**PROBLEM REQUIREMENTS**. Count every line where "matplotlib" shows up, and give that number only.

**INFORMATION SUPPLIED**.
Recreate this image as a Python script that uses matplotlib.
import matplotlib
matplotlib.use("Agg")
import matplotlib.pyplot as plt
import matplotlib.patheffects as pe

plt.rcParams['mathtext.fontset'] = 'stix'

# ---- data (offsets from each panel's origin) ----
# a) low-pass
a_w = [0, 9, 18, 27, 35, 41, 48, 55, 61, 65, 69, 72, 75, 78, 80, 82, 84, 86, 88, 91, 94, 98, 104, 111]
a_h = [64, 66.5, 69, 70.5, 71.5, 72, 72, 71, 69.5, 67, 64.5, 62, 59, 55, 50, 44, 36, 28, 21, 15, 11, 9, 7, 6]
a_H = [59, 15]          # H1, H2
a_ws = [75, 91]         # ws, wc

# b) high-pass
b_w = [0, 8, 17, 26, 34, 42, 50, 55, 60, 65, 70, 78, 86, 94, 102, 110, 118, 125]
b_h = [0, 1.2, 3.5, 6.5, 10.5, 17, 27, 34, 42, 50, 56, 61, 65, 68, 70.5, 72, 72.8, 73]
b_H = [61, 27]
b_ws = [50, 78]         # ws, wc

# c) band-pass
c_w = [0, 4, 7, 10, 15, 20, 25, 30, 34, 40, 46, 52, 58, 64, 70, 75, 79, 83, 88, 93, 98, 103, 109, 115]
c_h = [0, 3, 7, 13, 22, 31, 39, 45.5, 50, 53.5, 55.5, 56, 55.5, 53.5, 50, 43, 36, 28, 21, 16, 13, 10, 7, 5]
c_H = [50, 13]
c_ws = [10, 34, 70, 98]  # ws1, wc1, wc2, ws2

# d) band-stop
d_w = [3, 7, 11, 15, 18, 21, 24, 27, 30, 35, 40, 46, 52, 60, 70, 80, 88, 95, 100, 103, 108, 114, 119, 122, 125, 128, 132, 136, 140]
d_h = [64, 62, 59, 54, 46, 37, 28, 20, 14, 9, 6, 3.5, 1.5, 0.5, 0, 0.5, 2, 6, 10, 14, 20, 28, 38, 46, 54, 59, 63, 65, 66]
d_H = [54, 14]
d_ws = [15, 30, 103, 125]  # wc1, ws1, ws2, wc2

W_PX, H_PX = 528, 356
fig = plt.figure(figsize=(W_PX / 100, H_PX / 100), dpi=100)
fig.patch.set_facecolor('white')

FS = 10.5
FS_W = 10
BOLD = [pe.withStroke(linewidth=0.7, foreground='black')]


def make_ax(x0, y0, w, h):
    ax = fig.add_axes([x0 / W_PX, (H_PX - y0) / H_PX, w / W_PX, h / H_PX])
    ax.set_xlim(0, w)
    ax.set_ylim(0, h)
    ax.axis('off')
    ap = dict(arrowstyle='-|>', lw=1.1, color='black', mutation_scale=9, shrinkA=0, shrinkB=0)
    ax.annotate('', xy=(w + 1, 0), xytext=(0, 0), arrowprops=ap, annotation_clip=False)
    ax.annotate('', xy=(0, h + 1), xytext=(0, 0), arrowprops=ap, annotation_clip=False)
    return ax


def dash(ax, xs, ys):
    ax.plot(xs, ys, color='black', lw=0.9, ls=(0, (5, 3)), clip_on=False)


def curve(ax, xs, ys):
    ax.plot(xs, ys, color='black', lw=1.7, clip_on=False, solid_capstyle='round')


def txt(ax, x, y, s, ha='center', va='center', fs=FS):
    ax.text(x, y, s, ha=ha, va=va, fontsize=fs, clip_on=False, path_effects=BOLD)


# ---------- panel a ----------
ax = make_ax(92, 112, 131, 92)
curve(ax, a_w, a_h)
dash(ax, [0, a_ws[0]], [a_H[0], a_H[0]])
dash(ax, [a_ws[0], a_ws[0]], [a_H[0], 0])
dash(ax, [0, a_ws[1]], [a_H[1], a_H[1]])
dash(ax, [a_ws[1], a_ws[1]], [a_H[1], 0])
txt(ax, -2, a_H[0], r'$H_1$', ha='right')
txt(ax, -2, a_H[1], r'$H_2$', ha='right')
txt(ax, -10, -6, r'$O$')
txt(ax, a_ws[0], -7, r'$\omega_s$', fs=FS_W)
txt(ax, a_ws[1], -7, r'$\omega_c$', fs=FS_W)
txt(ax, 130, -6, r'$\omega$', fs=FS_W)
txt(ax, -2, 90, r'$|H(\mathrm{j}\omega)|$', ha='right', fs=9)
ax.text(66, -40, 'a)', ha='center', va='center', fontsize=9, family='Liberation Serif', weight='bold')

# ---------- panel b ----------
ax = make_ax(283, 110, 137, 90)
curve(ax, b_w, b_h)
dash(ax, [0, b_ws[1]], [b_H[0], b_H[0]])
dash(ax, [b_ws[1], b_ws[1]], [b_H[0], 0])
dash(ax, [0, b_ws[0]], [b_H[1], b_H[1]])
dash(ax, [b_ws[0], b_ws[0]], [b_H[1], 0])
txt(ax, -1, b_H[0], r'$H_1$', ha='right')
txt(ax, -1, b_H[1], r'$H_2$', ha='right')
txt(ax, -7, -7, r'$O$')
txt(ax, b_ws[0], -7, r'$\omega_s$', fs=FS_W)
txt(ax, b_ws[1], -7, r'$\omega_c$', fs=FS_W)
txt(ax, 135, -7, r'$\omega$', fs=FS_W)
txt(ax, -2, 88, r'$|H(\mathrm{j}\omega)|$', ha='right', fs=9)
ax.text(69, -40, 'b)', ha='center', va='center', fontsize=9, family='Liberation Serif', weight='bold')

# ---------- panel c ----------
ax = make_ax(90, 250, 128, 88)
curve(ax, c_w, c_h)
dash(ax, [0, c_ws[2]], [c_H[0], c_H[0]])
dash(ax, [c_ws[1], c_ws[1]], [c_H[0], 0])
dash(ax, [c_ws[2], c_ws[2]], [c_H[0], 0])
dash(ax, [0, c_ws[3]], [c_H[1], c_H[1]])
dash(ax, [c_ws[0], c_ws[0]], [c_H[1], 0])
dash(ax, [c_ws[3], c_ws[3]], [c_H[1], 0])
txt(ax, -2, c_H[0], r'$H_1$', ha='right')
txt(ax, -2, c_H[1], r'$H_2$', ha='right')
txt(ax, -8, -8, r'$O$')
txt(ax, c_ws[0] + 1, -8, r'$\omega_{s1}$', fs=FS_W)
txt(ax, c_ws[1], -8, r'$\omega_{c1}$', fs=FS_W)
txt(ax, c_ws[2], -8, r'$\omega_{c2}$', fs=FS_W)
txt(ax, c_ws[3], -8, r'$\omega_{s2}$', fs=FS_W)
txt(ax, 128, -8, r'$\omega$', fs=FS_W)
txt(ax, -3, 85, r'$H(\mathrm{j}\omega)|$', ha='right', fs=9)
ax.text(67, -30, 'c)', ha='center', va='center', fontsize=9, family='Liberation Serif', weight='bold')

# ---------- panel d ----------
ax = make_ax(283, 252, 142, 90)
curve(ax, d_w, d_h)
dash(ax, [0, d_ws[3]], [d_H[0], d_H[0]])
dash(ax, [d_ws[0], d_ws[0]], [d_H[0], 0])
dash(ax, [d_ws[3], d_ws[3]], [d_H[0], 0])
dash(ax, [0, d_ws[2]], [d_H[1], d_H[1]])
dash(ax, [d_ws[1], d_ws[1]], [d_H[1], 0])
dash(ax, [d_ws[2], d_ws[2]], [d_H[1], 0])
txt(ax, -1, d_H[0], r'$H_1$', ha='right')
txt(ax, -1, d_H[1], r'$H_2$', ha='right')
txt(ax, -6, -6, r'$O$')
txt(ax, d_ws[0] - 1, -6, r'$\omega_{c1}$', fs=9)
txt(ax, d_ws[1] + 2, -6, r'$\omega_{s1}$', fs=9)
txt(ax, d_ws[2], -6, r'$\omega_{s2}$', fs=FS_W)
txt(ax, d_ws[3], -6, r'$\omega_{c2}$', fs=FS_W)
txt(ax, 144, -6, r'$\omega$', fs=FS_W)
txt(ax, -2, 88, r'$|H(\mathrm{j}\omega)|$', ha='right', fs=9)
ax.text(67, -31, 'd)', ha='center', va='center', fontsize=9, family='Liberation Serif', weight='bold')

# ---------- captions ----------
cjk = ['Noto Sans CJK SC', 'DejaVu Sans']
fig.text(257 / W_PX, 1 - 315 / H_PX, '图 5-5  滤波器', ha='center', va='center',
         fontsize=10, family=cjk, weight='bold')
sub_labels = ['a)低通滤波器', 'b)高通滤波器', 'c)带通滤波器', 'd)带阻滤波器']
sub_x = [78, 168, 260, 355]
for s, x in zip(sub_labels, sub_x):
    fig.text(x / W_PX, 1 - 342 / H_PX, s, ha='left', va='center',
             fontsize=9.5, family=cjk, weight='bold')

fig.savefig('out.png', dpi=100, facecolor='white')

**RESULT OF THIS EXERCISE**. 5